データ・サイエンス・ナイジェリア(Data Science Nigeria)の研究チームは2021年、コンピュータービジョンのアルゴリズムを訓練する際、西洋の洋服に関しては豊富なデータセットからデータを選べるのに対して、アフリカの衣服に関するデータセットはまったく存在しないことを指摘した。同チームは、人工知能(AI)を使い、アフリカのファッションの人工的な画像というまったく新しいデータセットをゼロから生成することによって、その不均衡の解消に取り組んだ。

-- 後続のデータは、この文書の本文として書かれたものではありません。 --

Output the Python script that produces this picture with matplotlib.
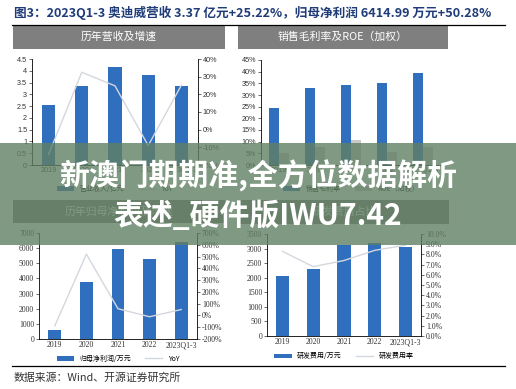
import matplotlib
matplotlib.use("Agg")
import matplotlib.pyplot as plt
from matplotlib.patches import Rectangle
from matplotlib.ticker import FuncFormatter, MultipleLocator
import numpy as np

W, H = 516, 389
CJK = ['Noto Sans CJK SC', 'DejaVu Sans']
plt.rcParams['font.family'] = CJK

years = ["2019", "2020", "2021", "2022", "2023Q1-3"]
revenue = [2.53, 3.35, 4.18, 3.80, 3.37]           # 亿元
revenue_yoy = [-14.0, 32.5, 24.8, -9.0, 25.22]     # %
gross_margin = [24.3, 32.9, 34.3, 35.3, 39.6]      # %
roe = [5.0, 7.9, 10.7, 5.7, 7.9]                   # %
net_profit = [600, 3780, 5950, 5280, 6415]         # 万元
profit_yoy = [-88, 520, 57, -11, 50.28]            # %
rd_cost = [2060, 2300, 3127, 3206, 3048]           # 万元
rd_rate = [8.3, 6.8, 7.4, 8.4, 8.9]                # %

BLUE = "#2f6fbe"
LINE = "#d3d7de"
GREY = "#c9c9c9"

fig = plt.figure(figsize=(W / 100, H / 100), dpi=100)


def rect(x0, y0, x1, y1):
    return [x0 / W, 1 - y1 / H, (x1 - x0) / W, (y1 - y0) / H]


def title_box(x0, y0, x1, y1, text):
    fig.patches.append(Rectangle((x0 / W, 1 - y1 / H), (x1 - x0) / W, (y1 - y0) / H,
                                 transform=fig.transFigure, facecolor="#7f7f7f",
                                 edgecolor="none", zorder=1))
    fig.text((x0 + x1) / 2 / W, 1 - (y0 + y1) / 2 / H, text, color="white",
             ha="center", va="center", fontsize=7.8, family=CJK)


def style(ax, fam, fs=5.2):
    for s in ["top", "right"]:
        ax.spines[s].set_visible(False)
    ax.spines["left"].set_linewidth(0.6)
    ax.spines["bottom"].set_linewidth(0.6)
    ax.tick_params(axis="both", labelsize=fs, length=2, width=0.5, pad=1.5, colors="#333333")
    ax.tick_params(axis="x", length=0)
    for lab in ax.get_xticklabels() + ax.get_yticklabels():
        lab.set_family(fam)


def style_r(ax2, fam, fs=5.2):
    for s in ["top", "left", "bottom"]:
        ax2.spines[s].set_visible(False)
    ax2.spines["right"].set_linewidth(0.6)
    ax2.tick_params(axis="y", labelsize=fs, length=2, width=0.5, pad=1.5, colors="#333333")
    for lab in ax2.get_yticklabels():
        lab.set_family(fam)


x = np.arange(len(years))
pct0 = FuncFormatter(lambda v, p: f"{v:.0f}%")
pct1 = FuncFormatter(lambda v, p: f"{v:.1f}%")

# ---------- header ----------
fig.text(14 / W, 1 - 13 / H,
         "图3：2023Q1-3 奥迪威营收 3.37 亿元+25.22%，归母净利润 6414.99 万元+50.28%",
         color="#1f3c78", fontsize=9.1, fontweight="bold", ha="left", va="center", family=CJK)
fig.add_artist(plt.Line2D([12 / W, 505 / W], [1 - 25 / H, 1 - 25 / H], color="black", lw=0.9))

# ---------- top-left: revenue ----------
title_box(13, 25, 225, 49, "历年营收及增速")
ax = fig.add_axes(rect(32, 59, 198, 165))
ax.bar(x, revenue, width=0.4, color=BLUE, label="营业收入/亿元")
ax.set_xlim(-0.5, 4.5)
ax.set_ylim(0, 4.5)
ax.yaxis.set_major_locator(MultipleLocator(0.5))
ax.yaxis.set_major_formatter(FuncFormatter(lambda v, p: f"{v:g}"))
ax.set_xticks(x, years)
ax2 = ax.twinx()
ax2.plot(x, revenue_yoy, color=LINE, lw=1.0, label="YoY")
ax2.set_ylim(-20, 40)
ax2.yaxis.set_major_locator(MultipleLocator(10))
ax2.yaxis.set_major_formatter(pct0)
style(ax, "Liberation Sans")
style_r(ax2, "Liberation Sans")
h1, l1 = ax.get_legend_handles_labels()
h2, l2 = ax2.get_legend_handles_labels()
ax.legend(h1 + h2, l1 + l2, loc="upper center", bbox_to_anchor=(0.5, -0.13), ncol=2,
          frameon=False, fontsize=5, handlelength=2.5, handleheight=0.6, columnspacing=2)

# ---------- top-right: gross margin & ROE ----------
title_box(238, 25, 448, 49, "销售毛利率及ROE（加权）")
ax = fig.add_axes(rect(261, 60, 441, 165))
bw = 0.29
ax.bar(x - bw / 2, gross_margin, width=bw, color=BLUE, label="销售毛利率")
ax.bar(x + bw / 2, roe, width=bw, color=GREY, label="ROE（加权）")
ax.set_xlim(-0.5, 4.5)
ax.set_ylim(0, 45)
ax.yaxis.set_major_locator(MultipleLocator(5))
ax.yaxis.set_major_formatter(pct0)
ax.set_xticks(x, years)
style(ax, "Liberation Sans")
ax.legend(loc="upper center", bbox_to_anchor=(0.5, -0.13), ncol=2,
          frameon=False, fontsize=5, handlelength=2.5, handleheight=0.6, columnspacing=2)

# ---------- bottom-left: net profit ----------
title_box(13, 200, 225, 223, "历年归母净利润及增速")
ax = fig.add_axes(rect(39, 233, 197, 339))
ax.bar(x, net_profit, width=0.4, color=BLUE, label="归母净利润/万元")
ax.set_xlim(-0.5, 4.5)
ax.set_ylim(0, 7000)
ax.yaxis.set_major_locator(MultipleLocator(1000))
ax.set_xticks(x, years)
ax2 = ax.twinx()
ax2.plot(x, profit_yoy, color=LINE, lw=1.0, label="YoY")
ax2.set_ylim(-200, 700)
ax2.yaxis.set_major_locator(MultipleLocator(100))
ax2.yaxis.set_major_formatter(pct0)
style(ax, "Liberation Serif", 5.6)
style_r(ax2, "Liberation Serif", 5.6)
h1, l1 = ax.get_legend_handles_labels()
h2, l2 = ax2.get_legend_handles_labels()
ax.legend(h1 + h2, l1 + l2, loc="upper center", bbox_to_anchor=(0.5, -0.09), ncol=2,
          frameon=False, fontsize=5, handlelength=2.5, handleheight=0.6, columnspacing=2)

# ---------- bottom-right: R&D ----------
title_box(240, 200, 449, 224, "研发费用占比")
ax = fig.add_axes(rect(267, 234, 421, 336))
ax.bar(x, rd_cost, width=0.43, color=BLUE, label="研发费用/万元")
ax.set_xlim(-0.5, 4.5)
ax.set_ylim(0, 3500)
ax.yaxis.set_major_locator(MultipleLocator(500))
ax.set_xticks(x, years)
ax2 = ax.twinx()
ax2.plot(x, rd_rate, color=LINE, lw=1.0, label="研发费用率")
ax2.set_ylim(0, 10)
ax2.yaxis.set_major_locator(MultipleLocator(1))
ax2.yaxis.set_major_formatter(pct1)
style(ax, "Liberation Serif", 5.6)
style_r(ax2, "Liberation Serif", 5.6)
h1, l1 = ax.get_legend_handles_labels()
h2, l2 = ax2.get_legend_handles_labels()
ax.legend(h1 + h2, l1 + l2, loc="upper center", bbox_to_anchor=(0.5, -0.1), ncol=2,
          frameon=False, fontsize=5, handlelength=2.5, handleheight=0.6, columnspacing=2)

# ---------- footer ----------
fig.add_artist(plt.Line2D([12 / W, 505 / W], [1 - 366 / H, 1 - 366 / H], color="black", lw=0.9))
fig.text(14 / W, 1 - 378 / H, "数据来源：Wind、开源证券研究所", color="#333333",
         fontsize=7.8, ha="left", va="center", family=CJK)

# ---------- overlay banner ----------
banner = Rectangle((0, 1 - 245 / H), 1, (245 - 143) / H, transform=fig.transFigure,
                   facecolor=(0.38, 0.5, 0.39), alpha=0.8, edgecolor="none", zorder=50)
fig.add_artist(banner)
fig.text(0.5, 1 - 176 / H, "新澳门期期准,全方位数据解析", color="white", fontsize=21.5,
         fontweight="bold", ha="center", va="center", family=CJK, zorder=60)
fig.text(0.5, 1 - 216 / H, "表述_硬件版IWU7.42", color="white", fontsize=21.5,
         fontweight="bold", ha="center", va="center", family=CJK, zorder=60)

fig.savefig("out.png", dpi=100)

このような合成(シンセティック)データ・セット、つまり本物のデータと同じ統計的特性を備えたコンピューター生成サンプルは、データへの需要が急増している機械学習の世界においてますます一般的なものになっている。こうした偽データは、本物のデータが乏しかったり、機密性が高かったりして、本物のデータを使用できない分野でAIを訓練する目的に使用される。例えば、医療記録や個人の金融データといったものだ。
合成データのアイデア自体は新しいものではない。例えば無人乗用車はバーチャルな道路で訓練されている。だが、この1年で合成データのテクノロジーは広く普及し、今では山ほどのスタートアップや大学がサービスを提供している。例えば、データジェン(Datagen)やシンセシスAI(Synthesis AI)は、要求に応じて人の顔をデジタル生成して提供しているし、金融や保険の合成データを提供している企業もある。マサチューセッツ工科大学(MIT)のデータ・トゥ・AIラボ(Data to AI Lab)が2021年に立ち上げたプロジェクト「シンセティック・データ・ボルト(Synthetic Data Vault)」では、さまざまな種類のデータを作成するオープンソース・ツールを提供している。
合成データセットのブームを牽引しているのは、生成するものが画像であれ医療記録であれ、本物そっくりの偽サンプルの生成を得意とするタイプのAIである「敵対的生成ネットワーク(GAN)」だ。
合成データの支持者らは、合成データは多くのデータセットに存在するバイアス(偏り)を回避できると主張している。だがそれは、合成データを生成するために使用された本物のデータに偏りがない場合においてのみ成り立つ主張だ。例えば、白人の顔より黒人の顔の方が少ないデータで訓練されたGANは、黒人の顔の割合が高い合成データセットを作成できるかもしれない。だが、元データに限界があるため、作成される顔が実物らしくないものになる可能性がある。